-- START --

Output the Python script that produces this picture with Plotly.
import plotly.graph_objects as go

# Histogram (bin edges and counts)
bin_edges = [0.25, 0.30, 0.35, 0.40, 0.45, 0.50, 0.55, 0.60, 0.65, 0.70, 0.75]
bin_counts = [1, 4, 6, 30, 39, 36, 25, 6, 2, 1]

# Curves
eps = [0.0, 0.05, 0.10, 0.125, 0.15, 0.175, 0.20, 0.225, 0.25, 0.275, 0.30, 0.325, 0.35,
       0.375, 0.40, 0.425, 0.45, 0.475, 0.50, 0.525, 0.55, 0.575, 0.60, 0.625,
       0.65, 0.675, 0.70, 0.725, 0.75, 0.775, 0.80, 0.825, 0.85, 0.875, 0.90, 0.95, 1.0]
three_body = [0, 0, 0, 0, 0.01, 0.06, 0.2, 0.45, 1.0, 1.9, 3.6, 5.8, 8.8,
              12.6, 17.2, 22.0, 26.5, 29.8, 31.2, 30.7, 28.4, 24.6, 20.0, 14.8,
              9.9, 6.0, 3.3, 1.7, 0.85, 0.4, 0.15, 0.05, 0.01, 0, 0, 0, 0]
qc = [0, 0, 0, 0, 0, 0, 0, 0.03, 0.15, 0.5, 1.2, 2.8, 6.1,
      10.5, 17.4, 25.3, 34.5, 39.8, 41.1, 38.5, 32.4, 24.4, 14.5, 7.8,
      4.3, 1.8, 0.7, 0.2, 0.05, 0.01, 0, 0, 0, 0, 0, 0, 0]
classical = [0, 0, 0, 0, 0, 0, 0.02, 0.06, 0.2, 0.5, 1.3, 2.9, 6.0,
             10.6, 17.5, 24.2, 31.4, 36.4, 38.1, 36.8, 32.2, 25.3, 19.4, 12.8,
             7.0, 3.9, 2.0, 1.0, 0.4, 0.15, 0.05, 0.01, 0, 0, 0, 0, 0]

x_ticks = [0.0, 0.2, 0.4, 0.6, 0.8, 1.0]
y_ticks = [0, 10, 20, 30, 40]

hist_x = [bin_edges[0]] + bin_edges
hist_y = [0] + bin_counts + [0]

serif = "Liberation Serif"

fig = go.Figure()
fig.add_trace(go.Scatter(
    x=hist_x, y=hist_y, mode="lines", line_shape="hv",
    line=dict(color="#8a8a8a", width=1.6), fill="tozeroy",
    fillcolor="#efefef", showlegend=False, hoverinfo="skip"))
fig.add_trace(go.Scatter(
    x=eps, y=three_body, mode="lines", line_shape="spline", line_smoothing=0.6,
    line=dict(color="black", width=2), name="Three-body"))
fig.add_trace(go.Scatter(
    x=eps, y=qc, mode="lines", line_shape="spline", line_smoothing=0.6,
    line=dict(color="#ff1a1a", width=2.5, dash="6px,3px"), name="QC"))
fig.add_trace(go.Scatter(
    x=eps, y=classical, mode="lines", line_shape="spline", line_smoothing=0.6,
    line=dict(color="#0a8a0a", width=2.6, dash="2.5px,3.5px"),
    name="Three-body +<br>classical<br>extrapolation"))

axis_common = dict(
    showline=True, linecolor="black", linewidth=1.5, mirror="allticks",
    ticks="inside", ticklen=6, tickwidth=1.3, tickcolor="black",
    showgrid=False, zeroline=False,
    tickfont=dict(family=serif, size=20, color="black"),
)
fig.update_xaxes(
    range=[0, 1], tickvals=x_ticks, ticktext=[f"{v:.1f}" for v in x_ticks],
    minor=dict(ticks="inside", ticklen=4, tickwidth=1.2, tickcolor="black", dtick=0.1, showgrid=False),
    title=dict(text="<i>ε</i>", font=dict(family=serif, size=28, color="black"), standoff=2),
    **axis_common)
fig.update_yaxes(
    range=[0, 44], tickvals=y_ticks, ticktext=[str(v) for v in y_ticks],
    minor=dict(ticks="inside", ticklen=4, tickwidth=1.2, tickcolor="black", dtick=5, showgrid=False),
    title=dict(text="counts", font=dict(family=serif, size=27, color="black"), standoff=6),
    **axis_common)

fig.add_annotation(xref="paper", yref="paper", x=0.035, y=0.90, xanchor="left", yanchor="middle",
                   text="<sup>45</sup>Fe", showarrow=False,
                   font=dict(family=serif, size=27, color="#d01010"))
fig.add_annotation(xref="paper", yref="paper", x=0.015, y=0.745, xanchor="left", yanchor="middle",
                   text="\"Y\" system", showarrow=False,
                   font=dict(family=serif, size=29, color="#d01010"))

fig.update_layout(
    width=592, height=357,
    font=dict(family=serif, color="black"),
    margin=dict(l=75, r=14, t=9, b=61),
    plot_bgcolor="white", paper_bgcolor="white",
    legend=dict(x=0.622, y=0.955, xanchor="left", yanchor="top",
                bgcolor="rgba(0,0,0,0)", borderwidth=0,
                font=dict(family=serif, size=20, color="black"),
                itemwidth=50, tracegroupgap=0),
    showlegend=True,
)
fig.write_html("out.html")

-- END --

- Problem requirements:
From the first line of the listing above to the line with "25, 6, 2, 1]", please transcribe each line exactly, both ends included, and nothing beyond that.

- Completed exercise:
Output the Python script that produces this picture with Plotly.
import plotly.graph_objects as go

# Histogram (bin edges and counts)
bin_edges = [0.25, 0.30, 0.35, 0.40, 0.45, 0.50, 0.55, 0.60, 0.65, 0.70, 0.75]
bin_counts = [1, 4, 6, 30, 39, 36, 25, 6, 2, 1]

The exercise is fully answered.